Despite ongoing efforts to wean itself off the teat of foreign oil, the U.S. car market is still almost twice as polluting as Europe and Japan. This new finding from automotive data provider, JATO Dynamics, comes despite the Car Allowance Rebate System (CARS) – better known as “cash for clunkers” – program that replaced over 690,000 vehicles on the roads with more fuel-efficient models and the fact that American consumers are significantly more inclined to adopt Hybrid technology than Europeans. Then why is it so?

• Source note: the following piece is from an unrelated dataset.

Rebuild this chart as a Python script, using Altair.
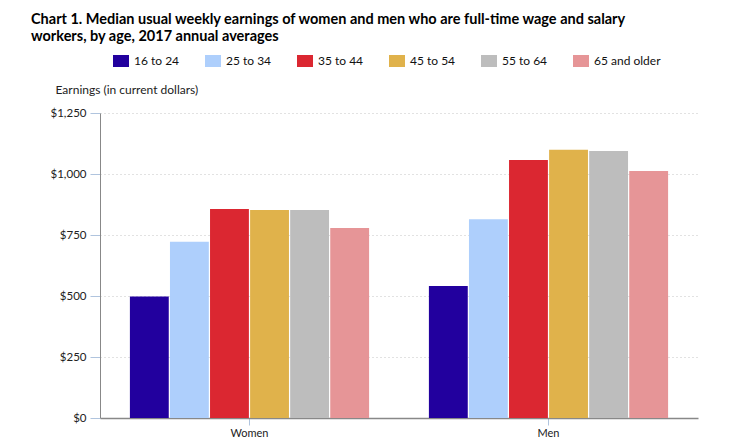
import altair as alt
import pandas as pd

sexes = ["Women", "Men"]
ages = ["16 to 24", "25 to 34", "35 to 44", "45 to 54", "55 to 64", "65 and older"]
women = [498, 722, 857, 852, 852, 779]
men = [541, 815, 1057, 1099, 1094, 1012]
colors = ["#22009e", "#aecffc", "#db2731", "#e0b24b", "#bdbdbd", "#e69597"]
y_ticks = [0, 250, 500, 750, 1000, 1250]

rows = []
for sex, vals in zip(sexes, [women, men]):
    for age, v in zip(ages, vals):
        rows.append({"sex": sex, "age": age, "earnings": v})
df = pd.DataFrame(rows)

FONT = "Lato"

chart = (
    alt.Chart(df)
    .mark_bar()
    .encode(
        x=alt.X(
            "sex:N",
            sort=sexes,
            title=None,
            scale=alt.Scale(paddingInner=0.2, paddingOuter=0.1),
            axis=alt.Axis(
                labelAngle=0,
                domainColor="#888888",
                domainWidth=1.5,
                tickColor="#b0c4de",
                tickSize=7,
                labelPadding=2,
                labelColor="#222222",
                labelFont=FONT,
                labelFontSize=11,
            ),
        ),
        xOffset=alt.XOffset("age:N", sort=ages, scale=alt.Scale(paddingInner=0.03)),
        y=alt.Y(
            "earnings:Q",
            scale=alt.Scale(domain=[0, 1250], nice=False),
            axis=alt.Axis(
                values=y_ticks,
                labelExpr="'$' + format(datum.value, ',')",
                title="Earnings (in current dollars)",
                titleAngle=0,
                titleX=-45,
                titleY=-24,
                titleAlign="left",
                titleBaseline="middle",
                titleFont=FONT,
                titleFontSize=12,
                titleFontWeight="normal",
                titleColor="#222222",
                domainColor="#888888",
                tickColor="#b0c4de",
                tickSize=10,
                labelPadding=4,
                labelColor="#222222",
                labelFont=FONT,
                labelFontSize=11.5,
                grid=True,
                gridColor="#c4c4c4",
                gridDash=[1, 3],
            ),
        ),
        color=alt.Color(
            "age:N",
            sort=ages,
            scale=alt.Scale(domain=ages, range=colors),
            legend=alt.Legend(
                title=None,
                orient="none",
                legendX=13,
                legendY=-60,
                direction="horizontal",
                columns=6,
                gridAlign="all",
                symbolType="M-1,-0.75H1V0.75H-1Z",
                symbolSize=256,
                symbolStrokeWidth=0,
                symbolOpacity=1,
                labelOffset=5,
                columnPadding=4,
                labelFont=FONT,
                labelFontSize=12,
                labelColor="#111111",
            ),
        ),
    )
    .properties(
        width=598,
        height=305,
        autosize=alt.AutoSizeParams(type="none"),
        padding={"left": 92, "top": 105, "right": 21, "bottom": 21},
        title=alt.TitleParams(
            text=[
                "Chart 1. Median usual weekly earnings of women and men who are full-time wage and salary",
                "workers, by age, 2017 annual averages",
            ],
            anchor="start",
            frame="group",
            dx=-69,
            dy=1,
            font=FONT,
            fontSize=14.5,
            fontWeight="bold",
            color="#000000",
            lineHeight=17,
            offset=10,
        ),
    )
    .configure_view(stroke=None)
)

chart.save("out.html", embed_options={"renderer": "svg", "actions": False})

JATO’s study of the U.S. light vehicle market in the first quarter of 2010 reveals that the market’s average CO2 output is 268.5 g/km. In order to reflect like-for-like comparison with car markets in other global regions, excluding pick-up trucks, full size vans and small commercial vehicles, the figure falls to 255.6 g/km. This figure compares very unfavorably to Japan (130.8 g/km) and Europe’s five biggest markets, which average 140.3 g/km.
All markets improved marginally when compared to the full-year average in 2009 with Japan’s CO2 output down 0.4 g/km, the USA down 1.0 g/km and Europe improving most significantly with a 4.3 g/km reduction in the year-to-date.
“It is still clear that American consumers need to undergo a fundamental re-think of their vehicle buying preferences, but the past period of economic upheaval is likely to have meant that other domestic issues have taken consumer’s priority”, says David Mitchell, President of JATO Americas. “The blame can’t just lie with consumers though, the OEM product offering in the US still does little to promote alternatives to the large engine capacity gasoline vehicles which still dominate the market.”
While they mightn’t have embraced Hybrids as much as Americans, Europeans have been able to reduce their CO2 emissions thanks to the rising popularity of diesel, a fuel which has a 48.9 percent market share in Europe. Conversely, Japan has a tiny diesel share of only 0.11 percent, but its highly congested roads make very small and economical gasoline cars a popular choice. Currently, the U.S. market is dominated by gasoline which has 81.9 percent market share, with only 1.7 percent being diesel.
JATO says varying CO2-based taxation regimes that reward or penalize certain technologies can also play a part in regional variances. Japan’s high-technology driven economy favors new technologies such as Hybrid and electric vehicles, while European vehicle "scrappage" schemes have contributed significantly to the introduction of a large number of low polluting, fuel-efficient small cars – something that “cash for clunkers” didn’t do to the same effect.